Voilà pour la mise en situation. Une précision à toutes fins utiles : malgré le pitch du film, ne vous attendez surtout pas à un film de voyage dans le temps, ni même de héros immortels à la façon Highlander, cela n’a rien à voir, ni sur la forme ni sur le fond.
Évidemment, les rôles de Tommy, Tomas et Tom sont interprétés par Hugh Jackman (émouvant en docteur, impressionnant en conquistador, convaincu mais moins convaincant en yogi), ceux de Izzy et de la reine Isabel sont dévolus à la magnifique Rachel Weisz (toute en douceur, pudeur, fragilité et simplicité).
À partir de là, Aronofsky n’impose quasiment pas sa propre vision mais laisse le spectateur interpréter ce qu’il voit. Vous pouvez rester très terre-à-terre et considérer le présent comme la réalité, le passé et le futur comme des chapitres de l’histoire écrite par Izzy, et par Tommy pour le dernier chapitre. Histoire qui serait une allégorie de ce que le couple a vécu, et de la phase de deuil de Tommy.
Mais vous pouvez également interpréter cela de façon plus ésotérique, comme une réflexion sur la vie, la mort et la vie après la mort. C’est d’ailleurs un peu le chemin que le réalisateur propose en filigrane au spectateur (libre à lui de le suivre ou non) surtout avec la partie concernant Tom l’explorateur du futur. On sent bien par le parti pris de donner à Tom un look de yogi, et par la présence de l’arbre de vie dans la bulle spatiale, que le message finement souligné par Aronofsky flirte avec les concepts de réincarnation, de continuité de la vie par-delà la mort physique, de la survivance de l’esprit au corps.
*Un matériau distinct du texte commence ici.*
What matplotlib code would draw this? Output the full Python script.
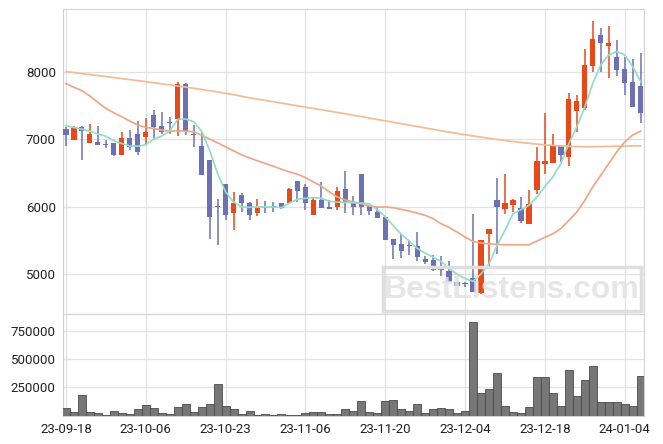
import matplotlib
matplotlib.use('Agg')
import matplotlib.pyplot as plt
from matplotlib.patches import Rectangle
import numpy as np

plt.rcParams['font.family'] = ['Roboto', 'DejaVu Sans']

date_labels = ['23-09-18', '23-10-06', '23-10-23', '23-11-06', '23-11-20',
               '23-12-04', '23-12-18', '24-01-04']
tick_idx = [0, 10, 20, 30, 40, 50, 60, 70]

opens = [7154, 6990, 7184, 6950, 6960, 6935, 6945, 6771, 7015, 7080,
         7040, 7363, 7199, 7264, 7299, 7826, 7080, 6901, 6692, 6010,
         6343, 5905, 6179, 6060, 5905, 6000, 6005, 6060, 6055, 6378,
         6289, 5876, 6095, 5990, 5995, 6259, 6060, 6493, 6005, 5920,
         5841, 5513, 5443, 5433, 5418, 5214, 5209, 5070, 5050, 4886,
         4856, 4945, 4711, 5597, 6095, 5970, 6030, 5985, 5746, 6254,
         6637, 6647, 6896, 6741, 7428, 7473, 8100, 8562, 8398, 8229,
         8050, 7861, 7796]
closes = [7070, 7164, 7129, 7080, 6920, 6925, 6771, 7015, 6890, 6821,
          7109, 7189, 7114, 7249, 7826, 7129, 7070, 6473, 5846, 5995,
          5881, 6060, 6060, 5881, 5985, 5985, 5985, 5985, 6259, 6234,
          6055, 6095, 5985, 5965, 6229, 6055, 5995, 5995, 5935, 5836,
          5498, 5423, 5338, 5418, 5249, 5174, 5060, 5060, 4876, 4816,
          4846, 4726, 5508, 5672, 5995, 6050, 6095, 5786, 6035, 6677,
          6677, 6906, 6771, 7602, 7572, 8109, 8498, 8433, 8438, 8040,
          7846, 7488, 7388]
highs = [7189, 7194, 7194, 7229, 7199, 6990, 6945, 7109, 7134, 7269,
         7323, 7438, 7403, 7328, 7851, 7841, 7214, 7114, 6692, 6119,
         6343, 6219, 6204, 6075, 6119, 6085, 6075, 6060, 6274, 6378,
         6343, 6134, 6368, 6095, 6299, 6537, 6154, 6493, 6005, 5995,
         5841, 5513, 5587, 5498, 5627, 5264, 5274, 5264, 5199, 4886,
         4876, 5896, 5508, 5672, 6433, 6493, 6110, 6144, 6254, 6886,
         7398, 7075, 6896, 7687, 7657, 8343, 8761, 8657, 8682, 8478,
         8224, 8194, 8284]
lows = [6900, 6990, 6701, 6950, 6920, 6866, 6751, 6771, 6841, 6776,
        6940, 6990, 7080, 7080, 7050, 7065, 6881, 6473, 5522, 5433,
        5796, 5647, 5920, 5796, 5856, 5910, 5920, 5960, 6055, 6070,
        5955, 5876, 5985, 5965, 5950, 5910, 5881, 5881, 5881, 5836,
        5498, 5214, 5229, 5284, 5189, 5149, 5040, 4975, 4876, 4816,
        4811, 4726, 4701, 5090, 5299, 5886, 5920, 5756, 5746, 6194,
        6493, 6647, 6667, 6607, 7104, 7438, 8010, 8010, 7910, 7940,
        7657, 7488, 7249]
volumes = [69000, 36000, 178000, 36000, 24000, 6000, 45000, 24000, 18000, 54000,
           96000, 63000, 24000, 18000, 78000, 105000, 36000, 78000, 105000, 277000,
           87000, 60000, 18000, 45000, 6000, 15000, 6000, 15000, 6000, 2000,
           24000, 36000, 36000, 18000, 18000, 54000, 45000, 126000, 36000, 27000,
           126000, 135000, 54000, 45000, 105000, 27000, 54000, 69000, 54000, 27000,
           45000, 828000, 196000, 232000, 376000, 87000, 36000, 27000, 78000, 340000,
           340000, 196000, 87000, 404000, 169000, 313000, 440000, 123000, 123000, 123000,
           105000, 87000, 349000]
ma5 = [7204, 7179, 7154, 7124, 7080, 7050, 6980, 6940, 6905, 6900,
       6920, 7005, 7050, 7124, 7299, 7303, 7264, 7124, 6841, 6493,
       6219, 6070, 5995, 5990, 5995, 5995, 5995, 5985, 6055, 6110,
       6125, 6135, 6124, 6080, 6068, 6065, 6058, 6052, 6045, 5955,
       5850, 5720, 5590, 5490, 5380, 5310, 5250, 5185, 5080, 4995,
       4930, 4890, 5000, 5149, 5423, 5647, 5896, 5955, 6020, 6144,
       6300, 6443, 6642, 6940, 7189, 7488, 7836, 8109, 8259, 8308,
       8259, 8085, 7861]
ma20 = [7831, 7776, 7726, 7647, 7552, 7463, 7398, 7338, 7274, 7214,
        7180, 7164, 7139, 7124, 7129, 7124, 7114, 7065, 7005, 6950,
        6891, 6831, 6771, 6725, 6682, 6642, 6602, 6557, 6517, 6483,
        6433, 6368, 6304, 6219, 6144, 6100, 6070, 6045, 6010, 5995,
        5995, 5985, 5960, 5935, 5905, 5871, 5821, 5746, 5690, 5622,
        5547, 5483, 5458, 5448, 5438, 5433, 5433, 5433, 5433, 5488,
        5545, 5597, 5672, 5796, 5920, 6095, 6294, 6468, 6642, 6816,
        6965, 7065, 7124]
ma_long = [8010, 7996, 7981, 7966, 7951, 7936, 7921, 7906, 7891, 7876,
           7861, 7845, 7829, 7812, 7796, 7779, 7762, 7744, 7726, 7707,
           7687, 7667, 7643, 7620, 7600, 7580, 7561, 7541, 7521, 7501,
           7481, 7461, 7442, 7422, 7402, 7382, 7361, 7340, 7319, 7298,
           7277, 7256, 7235, 7214, 7193, 7172, 7151, 7130, 7110, 7090,
           7071, 7053, 7035, 7018, 7001, 6985, 6970, 6956, 6943, 6931,
           6920, 6911, 6904, 6898, 6894, 6891, 6892, 6894, 6897, 6900,
           6903, 6905, 6906]

UP = '#e8491a'
DOWN = '#6d71b3'
GRID = '#e2e2e2'
SPINE = '#d2d2d2'

W, H = 663, 444
fig = plt.figure(figsize=(W / 100, H / 100), dpi=100)
L, R, T, M, B = 62.7, 644.3, 9.3, 314.0, 415.6
ax = fig.add_axes([L / W, 1 - M / H, (R - L) / W, (M - T) / H])
axv = fig.add_axes([L / W, 1 - B / H, (R - L) / W, (B - M) / H], sharex=ax)

x = np.arange(len(opens))
o = np.array(opens, float)
c = np.array(closes, float)
hi = np.array(highs, float)
lo = np.array(lows, float)
up = c >= o
cols = [UP if u else DOWN for u in up]

ax.vlines(x, lo, hi, colors=cols, linewidth=1.1, zorder=3)
body_h = np.maximum(np.abs(c - o), 14)
body_b = np.minimum(o, c)
ax.bar(x, body_h, bottom=body_b, width=0.66, color=cols, linewidth=0, zorder=3)

ax.plot(x, ma_long, color='#f2bb94', linewidth=1.25, zorder=4)
ax.plot(x, ma20, color='#efa688', linewidth=1.25, zorder=4)
ax.plot(x, ma5, color='#93ddc6', linewidth=1.25, zorder=4)

ax.set_xlim(-0.4, 72.45)
ax.set_ylim(4403, 8937)
ax.set_yticks([5000, 6000, 7000, 8000])
ax.set_xticks(tick_idx)
ax.tick_params(labelbottom=False, length=0, labelsize=9.5, colors='#222222', pad=5)
ax.grid(True, color=GRID, linewidth=0.9, zorder=0)
ax.set_axisbelow(True)
for s in ax.spines.values():
    s.set_color(SPINE)

axv.bar(x, volumes, width=1.0, color='#777777', edgecolor='#4a4a4a', linewidth=0.6, zorder=3)
axv.set_ylim(0, 897000)
axv.set_yticks([250000, 500000, 750000])
axv.set_yticklabels(['250000', '500000', '750000'])
axv.set_xticks(tick_idx)
axv.set_xticklabels(date_labels)
axv.tick_params(length=0, labelsize=9.5, colors='#222222', pad=5)
axv.grid(True, color=GRID, linewidth=0.9, zorder=0)
axv.set_axisbelow(True)
for s in axv.spines.values():
    s.set_color(SPINE)

# watermark
bx0, bx1, by0, by1 = 383, 641, 267, 311
fig.patches.append(Rectangle((bx0 / W, 1 - by1 / H), (bx1 - bx0) / W, (by1 - by0) / H,
                             transform=fig.transFigure, fill=False,
                             edgecolor='#dedede', linewidth=2.5, zorder=1))
fig.text((bx0 + bx1) / 2 / W, 1 - 290 / H, 'BestListens.com', ha='center', va='center',
         fontsize=23, fontweight='bold', color='#e2e2e2', family='Liberation Sans',
         alpha=0.85, zorder=1)

fig.savefig('out.png', dpi=100)
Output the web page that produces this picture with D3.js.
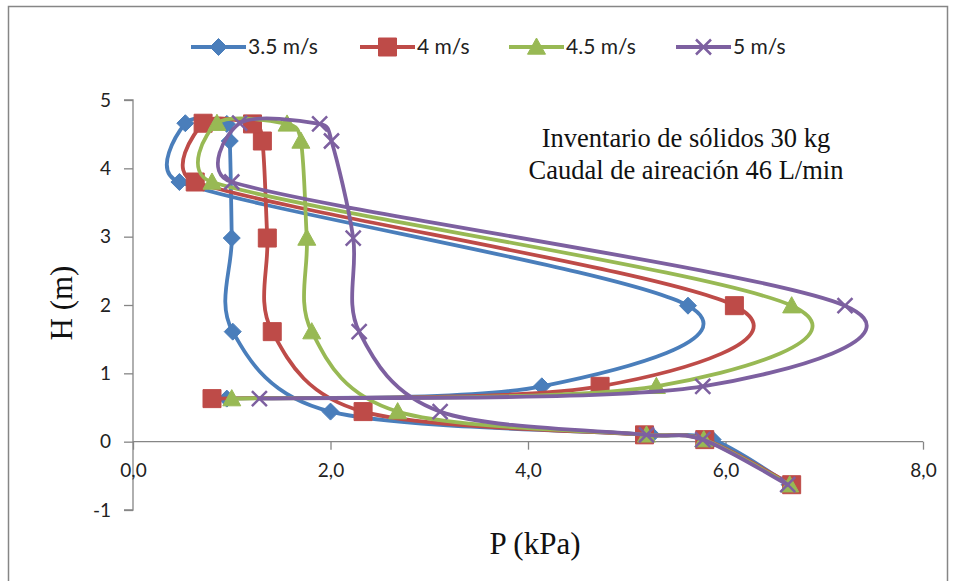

La très belle séquence de Tomas buvant la sève de l’arbre de vie avant d’en devenir lui-même une partie abonde également en ce sens.
Et c’est peut-être là que le film m’a le moins intéressé / touché. Autant j’ai beaucoup apprécié l’histoire d’amour de Tommy et Izzy, le combat acharné du scientifique pour repousser l’inéluctable, autant j’ai aimé la partie se déroulant au XVIème siècle pour sa reconstitution emplie de poésie et d’images symboliques, autant la partie lorgnant plus ouvertement sur une sorte de bouddhisme new-age m’a laissé perplexe. Les images sont belles, mais le message et le point de vue sous-entendus qui y sont liés m’ont laissé froid je l’avoue. D’où une certaine distanciation vis-à-vis du film, un je-ne-sais-quoi qui m’empêche d’y adhérer totalement, de me sentir vraiment emporté par l’histoire, et convaincu par son propos.
Il n’en reste pas moins que les performances d’acteurs sont exceptionnelles (film après film, Hugh Jackman n’en finit plus de démontrer qu’il n’est pas qu’un beau gosse baraqué, Rachel Weisz quant à elle n’a depuis longtemps plus rien à prouver de son talent de comédienne), que la mise en scène bien que lente (lenteur impérative question ambiance) est somptueuse, et que Aronofsky montre qu’il sait produire des images magnifiques, toujours impeccablement au service de son histoire.
Si The Fountain ne m’a pas convaincu sur le fond, il s’agit néanmoins d’un film d’une grande force, qui ne manquera pas de vous interpeller à défaut de vous convaincre et/ou plaire. À vous de voir.